■ **What you will do**
Give the data again exactly as written, skipping any pictures.

■ **Dataset extract**
○ ○ ○

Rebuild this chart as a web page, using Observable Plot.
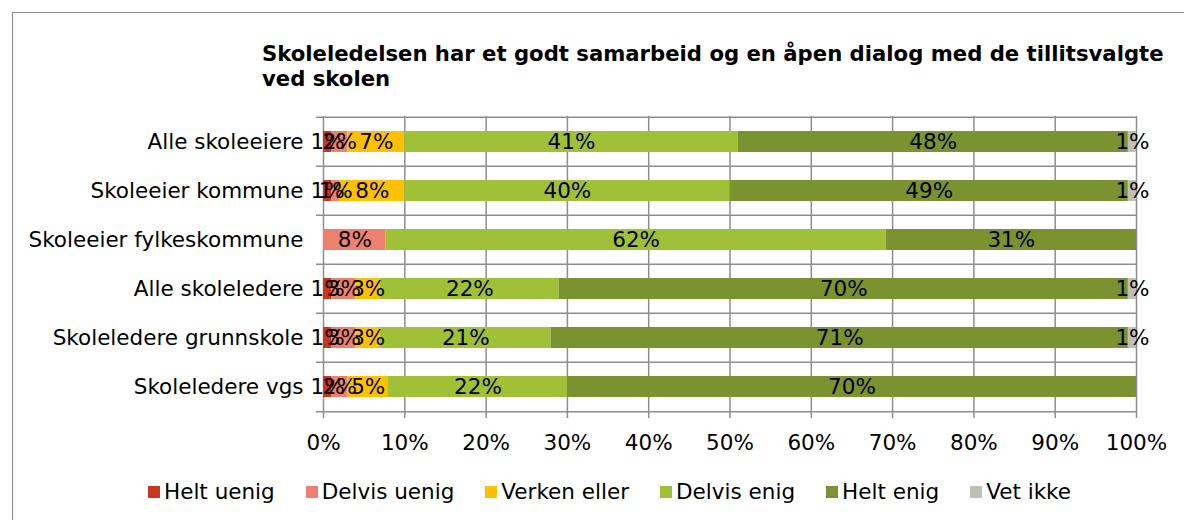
<!DOCTYPE html>
<html>
<head>
<meta charset="utf-8">
<script src="https://cdn.jsdelivr.net/npm/d3@7"></script>
<script src="https://cdn.jsdelivr.net/npm/@observablehq/plot@0.6"></script>
<style>
  html, body { margin: 0; padding: 0; background: #fff; width: 1184px; height: 520px; overflow: hidden; }
  #frame { position: absolute; left: 12px; top: 12px; width: 1300px; height: 600px; border: 1.5px solid #8a8a8a; box-sizing: border-box; }
  #title { position: absolute; left: 262px; top: 41px; font-family: "DejaVu Sans", Verdana, sans-serif; font-weight: bold; font-size: 21.2px; line-height: 25px; white-space: nowrap; color: #000; }
  #chart { position: absolute; left: 0; top: 0; }
  #legend { position: absolute; left: 148px; top: 479px; display: flex; align-items: center; font-family: "DejaVu Sans", Verdana, sans-serif; font-size: 21.5px; color: #000; white-space: nowrap; }
  .item { display: flex; align-items: center; margin-right: 31px; }
  .sw { width: 12px; height: 12px; margin-right: 4px; }
</style>
</head>
<body>
<div id="frame"></div>
<div id="chart"></div>
<div id="title">Skoleledelsen har et godt samarbeid og en åpen dialog med de tillitsvalgte<br>ved skolen</div>
<div id="legend"></div>
<script>
const categories = ["Alle skoleeiere", "Skoleeier kommune", "Skoleeier fylkeskommune", "Alle skoleledere", "Skoleledere grunnskole", "Skoleledere vgs"];
const answers = ["Helt uenig", "Delvis uenig", "Verken eller", "Delvis enig", "Helt enig", "Vet ikke"];
const colors = ["#C9381E", "#EE8070", "#FFC000", "#A0C038", "#7A9330", "#BFBFB8"];
const heltUenig   = [1, 1, 0, 1, 1, 1];
const delvisUenig = [2, 1, 7.7, 3, 3, 2];
const verken      = [7, 8, 0, 3, 3, 5];
const delvisEnig  = [41, 40, 61.5, 22, 21, 22];
const heltEnig    = [48, 49, 30.8, 70, 71, 70];
const vetIkke     = [1, 1, 0, 1, 1, 0];
const xTicks = [0, 10, 20, 30, 40, 50, 60, 70, 80, 90, 100];

const series = [heltUenig, delvisUenig, verken, delvisEnig, heltEnig, vetIkke];
const data = [];
categories.forEach((c, i) => {
  answers.forEach((a, j) => {
    data.push({category: c, answer: a, value: series[j][i]});
  });
});

const marginTop = 116, marginBottom = 48, height = 460;
const bw = (height - marginTop - marginBottom) / categories.length;
const gridColor = "#8e8e8e";
const fs = 21.5;

const chart = Plot.plot({
  width: 1184,
  height,
  marginTop,
  marginBottom,
  marginLeft: 323,
  marginRight: 48,
  style: {fontFamily: "DejaVu Sans, Verdana, sans-serif", fontSize: fs + "px", background: "transparent", color: "#000"},
  x: {domain: [0, 100], label: null},
  y: {domain: categories, padding: 0, label: null},
  color: {domain: answers, range: colors},
  marks: [
    Plot.ruleX(xTicks, {x: d => d, stroke: gridColor, strokeWidth: 1.5, insetBottom: -6}),
    Plot.ruleY(categories, {y: d => d, dy: -bw / 2, stroke: gridColor, strokeWidth: 1.5, insetLeft: -7}),
    Plot.ruleY([categories[categories.length - 1]], {y: d => d, dy: bw / 2, stroke: gridColor, strokeWidth: 1.5, insetLeft: -7}),
    Plot.barX(data, Plot.stackX({x: "value", y: "category", fill: "answer", order: answers, insetTop: 14, insetBottom: 14})),
    Plot.text(data, Plot.stackX({x: "value", y: "category", z: "answer", order: answers, filter: d => d.value > 0, text: d => Math.round(d.value) + "%", fill: "#000", fontSize: fs})),
    Plot.axisX(xTicks, {tickSize: 0, tickPadding: 22, tickFormat: d => d + "%", fontSize: fs, label: null}),
    Plot.axisY(categories, {tickSize: 0, tickPadding: 20, fontSize: fs, label: null})
  ]
});
document.getElementById("chart").appendChild(chart);

const legend = document.getElementById("legend");
answers.forEach((a, i) => {
  const item = document.createElement("div");
  item.className = "item";
  const sw = document.createElement("div");
  sw.className = "sw";
  sw.style.background = colors[i];
  const t = document.createElement("span");
  t.textContent = a;
  item.appendChild(sw);
  item.appendChild(t);
  legend.appendChild(item);
});
</script>
</body>
</html>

○ ○ ○

■ **Answer for this exercise**
Rebuild this chart as a web page, using Observable Plot.
<!DOCTYPE html>
<html>
<head>
<meta charset="utf-8">
<script src="https://cdn.jsdelivr.net/npm/d3@7"></script>
<script src="https://cdn.jsdelivr.net/npm/@observablehq/plot@0.6"></script>
<style>
  html, body { margin: 0; padding: 0; background: #fff; width: 1184px; height: 520px; overflow: hidden; }
  #frame { position: absolute; left: 12px; top: 12px; width: 1300px; height: 600px; border: 1.5px solid #8a8a8a; box-sizing: border-box; }
  #title { position: absolute; left: 262px; top: 41px; font-family: "DejaVu Sans", Verdana, sans-serif; font-weight: bold; font-size: 21.2px; line-height: 25px; white-space: nowrap; color: #000; }
  #chart { position: absolute; left: 0; top: 0; }
  #legend { position: absolute; left: 148px; top: 479px; display: flex; align-items: center; font-family: "DejaVu Sans", Verdana, sans-serif; font-size: 21.5px; color: #000; white-space: nowrap; }
  .item { display: flex; align-items: center; margin-right: 31px; }
  .sw { width: 12px; height: 12px; margin-right: 4px; }
</style>
</head>
<body>
<div id="frame"></div>
<div id="chart"></div>
<div id="title">Skoleledelsen har et godt samarbeid og en åpen dialog med de tillitsvalgte<br>ved skolen</div>
<div id="legend"></div>
<script>
const categories = ["Alle skoleeiere", "Skoleeier kommune", "Skoleeier fylkeskommune", "Alle skoleledere", "Skoleledere grunnskole", "Skoleledere vgs"];
const answers = ["Helt uenig", "Delvis uenig", "Verken eller", "Delvis enig", "Helt enig", "Vet ikke"];
const colors = ["#C9381E", "#EE8070", "#FFC000", "#A0C038", "#7A9330", "#BFBFB8"];
const heltUenig   = [1, 1, 0, 1, 1, 1];
const delvisUenig = [2, 1, 7.7, 3, 3, 2];
const verken      = [7, 8, 0, 3, 3, 5];
const delvisEnig  = [41, 40, 61.5, 22, 21, 22];
const heltEnig    = [48, 49, 30.8, 70, 71, 70];
const vetIkke     = [1, 1, 0, 1, 1, 0];
const xTicks = [0, 10, 20, 30, 40, 50, 60, 70, 80, 90, 100];

const series = [heltUenig, delvisUenig, verken, delvisEnig, heltEnig, vetIkke];
const data = [];
categories.forEach((c, i) => {
  answers.forEach((a, j) => {
    data.push({category: c, answer: a, value: series[j][i]});
  });
});

const marginTop = 116, marginBottom = 48, height = 460;
const bw = (height - marginTop - marginBottom) / categories.length;
const gridColor = "#8e8e8e";
const fs = 21.5;

const chart = Plot.plot({
  width: 1184,
  height,
  marginTop,
  marginBottom,
  marginLeft: 323,
  marginRight: 48,
  style: {fontFamily: "DejaVu Sans, Verdana, sans-serif", fontSize: fs + "px", background: "transparent", color: "#000"},
  x: {domain: [0, 100], label: null},
  y: {domain: categories, padding: 0, label: null},
  color: {domain: answers, range: colors},
  marks: [
    Plot.ruleX(xTicks, {x: d => d, stroke: gridColor, strokeWidth: 1.5, insetBottom: -6}),
    Plot.ruleY(categories, {y: d => d, dy: -bw / 2, stroke: gridColor, strokeWidth: 1.5, insetLeft: -7}),
    Plot.ruleY([categories[categories.length - 1]], {y: d => d, dy: bw / 2, stroke: gridColor, strokeWidth: 1.5, insetLeft: -7}),
    Plot.barX(data, Plot.stackX({x: "value", y: "category", fill: "answer", order: answers, insetTop: 14, insetBottom: 14})),
    Plot.text(data, Plot.stackX({x: "value", y: "category", z: "answer", order: answers, filter: d => d.value > 0, text: d => Math.round(d.value) + "%", fill: "#000", fontSize: fs})),
    Plot.axisX(xTicks, {tickSize: 0, tickPadding: 22, tickFormat: d => d + "%", fontSize: fs, label: null}),
    Plot.axisY(categories, {tickSize: 0, tickPadding: 20, fontSize: fs, label: null})
  ]
});
document.getElementById("chart").appendChild(chart);

const legend = document.getElementById("legend");
answers.forEach((a, i) => {
  const item = document.createElement("div");
  item.className = "item";
  const sw = document.createElement("div");
  sw.className = "sw";
  sw.style.background = colors[i];
  const t = document.createElement("span");
  t.textContent = a;
  item.appendChild(sw);
  item.appendChild(t);
  legend.appendChild(item);
});
</script>
</body>
</html>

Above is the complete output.